6. Current education research and practice around the personalisation of learning and the notion of pupil voice - defined as real pupil participation in learning - treats the process of teaching and learning as a collaborative dialogue where pupils in some contexts can be participants in the co-production of education outcomes as well as consumers of education services.

 

7. The view that the content and conduct of courses of study are the exclusive territory of teachers is changing, thanks in part to Assessment for Learning (AfL) and the Government's emphasis on personalised learning. The GTC has identified pupil voice, alongside AfL and continuing professional development (CPD) for teachers as the critical levers for changing the teaching and learning culture to open the way for personalised learning.

 

8. The GTC is aware of a vast amount of research evidence on innovative approaches to teaching and learning and the expression of pupil voice, including the PELRS: Developing Pedagogies for E-learning Resources project which was co-funded by the GTC. This research shows the benefits that can result from learners taking responsibility for their own learning through a process of negotiation between teachers and learners whose roles are not fixed. The PELRS project showed that classroom roles could successfully be redefined so that learners could take on the role of teacher for a specific issue, or the teacher could be recast as a learner. The effect was to foster more creative ways of learning which, it can be argued, equip young people better for the creative and knowledge economy of the 21st Century.

 

9. The GTC Council believes that involving pupils in teaching and learning approaches leads to higher attainment and that national standards of attainment are only going to be further raised through the redirection of resources via schools into ways of developing personalised learning. This view is grounded in many research studies, including the linked studies within the ESRC's Teaching and Learning Research Programme, led by Jean Rudduck, whose team examined the benefit and practical applications of the principle of pupil voice.

 

 

Creative Partnerships and Pupil Voice - parallel characteristics

 

10. Pupil voice explicitly encourages young people to believe that what they say and do makes a difference, that they are active agents in the way their lives take shape and that their ideas and experiences matter. Ofsted also identified pupils' demand for authentic experiences as important in the success of Creative Partnership initiatives.

 

11. Rudduck found that pupils were quick to discern tokenistic, inauthentic consultation around pupil voice. Equity and authenticity were necessary to fill the space where the traditional power relationships in schools would normally be, but where this was successfully achieved pupils felt more positive about themselves as learners, could understand and manage their own progress better and felt more included in the school's purposes.

 

12. Those elements that characterised successful Creative Partnership initiatives - improvisation, risk taking, collaboration and unpredictability - also define creative teaching and learning, the exercise of the imagination and are the keys to a rich and happy childhood.

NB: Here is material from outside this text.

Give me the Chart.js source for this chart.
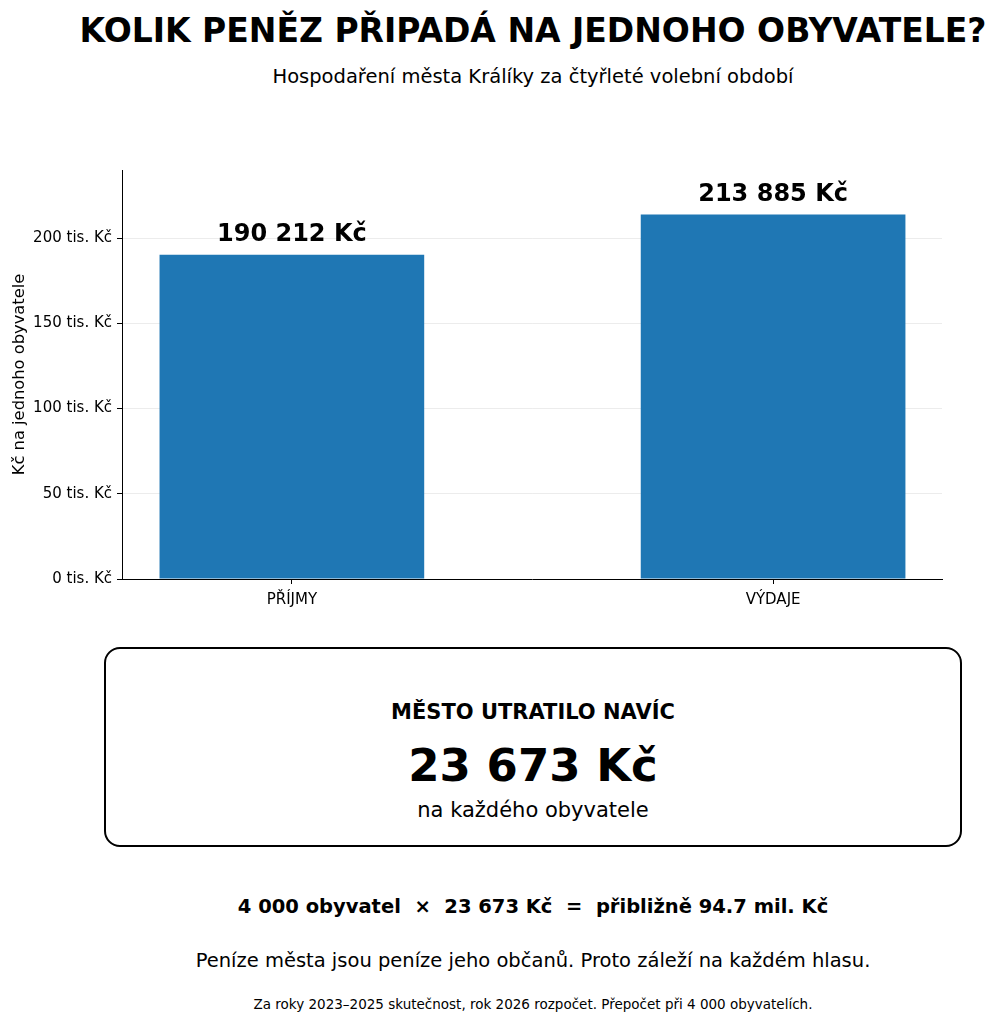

It is no accident that pupils, for instance, displayed high levels of social responsibility where Creative Partnerships gave them the opportunity to make a positive contribution to their community. This approach demonstrates the inter-dependence of the five Every Child Matters outcomes and how personalised approaches to teaching and learning can develop and integrate them.

 

Curriculum Development

 

13. Ofsted reports that "most of the teachers involved in the projects identified a shift in their planning towards more open-ended outcomes while remaining clear about learning objectives, pointing to instances when teachers adapted published schemes of work to provide greater "ownership"". This potential for curricular flexibility has important parallels in new approaches to teaching and learning across the board, enabling teachers to apply their professional judgement and tailor teaching to the needs of individual pupils via personalised learning.

 

 

Creative Teachers

 

14. In order to improve and refine their professional practice, teachers as well as pupils need space to experiment, take risks and explore what it feels like to take on different roles. Within the GTC's call for an entitlement for all teachers to access to high quality continuing professional development opportunities, the Creative Partnerships report brings into sharper relief the GTC's recommendation in its response to the 2020 Vision report that "teachers need structured, supported opportunities to enquire into effective and creative uses of new technologies for learning, and to develop their teaching practice accordingly." New pedagogies need to develop in tandem and in line with new technologies: few teachers currently have the time, knowledge or permission to experiment to make this happen.

 

Assessment

 

15. Ofsted reports that "some of the schools offered evidence to suggest a correlation between pupils' involvement in Creative Partnerships and improved achievement more widely, but this was largely anecdotal." That schools found it challenging to quantify improvements in achievement is unsurprising. Evaluation tools to enable schools to assess the attributes of creativity as well as those of social, emotional and behavioural development do not sit happily with the current, knowledge-based assessment system.

 

16. The GTC has argued elsewhere for an urgent and fundamental review of current testing and assessment in schools. We have asserted that the assessment system is the most significant barrier to developing pupil voice as a critical element of personalised learning. Given the parallels between Creative Partnership initiatives and pupil voice it can be argued that current assessment is a similar barrier to the development of Creative Partnerships.

 

 

Conclusion

 

17. The GTC would like to see Creative Partnership initiatives retained and developed to enable as many children and young people as possible to have the opportunity to work in a structured way with creative practitioners. However, by its nature, only a proportion of our children and young people can do so. We advocate the Committee's examining those elements of Creative Partnerships which can be carried over into mainstream teaching including personalisation of learning and pupil voice, to enrich and energise teaching and learning across the board.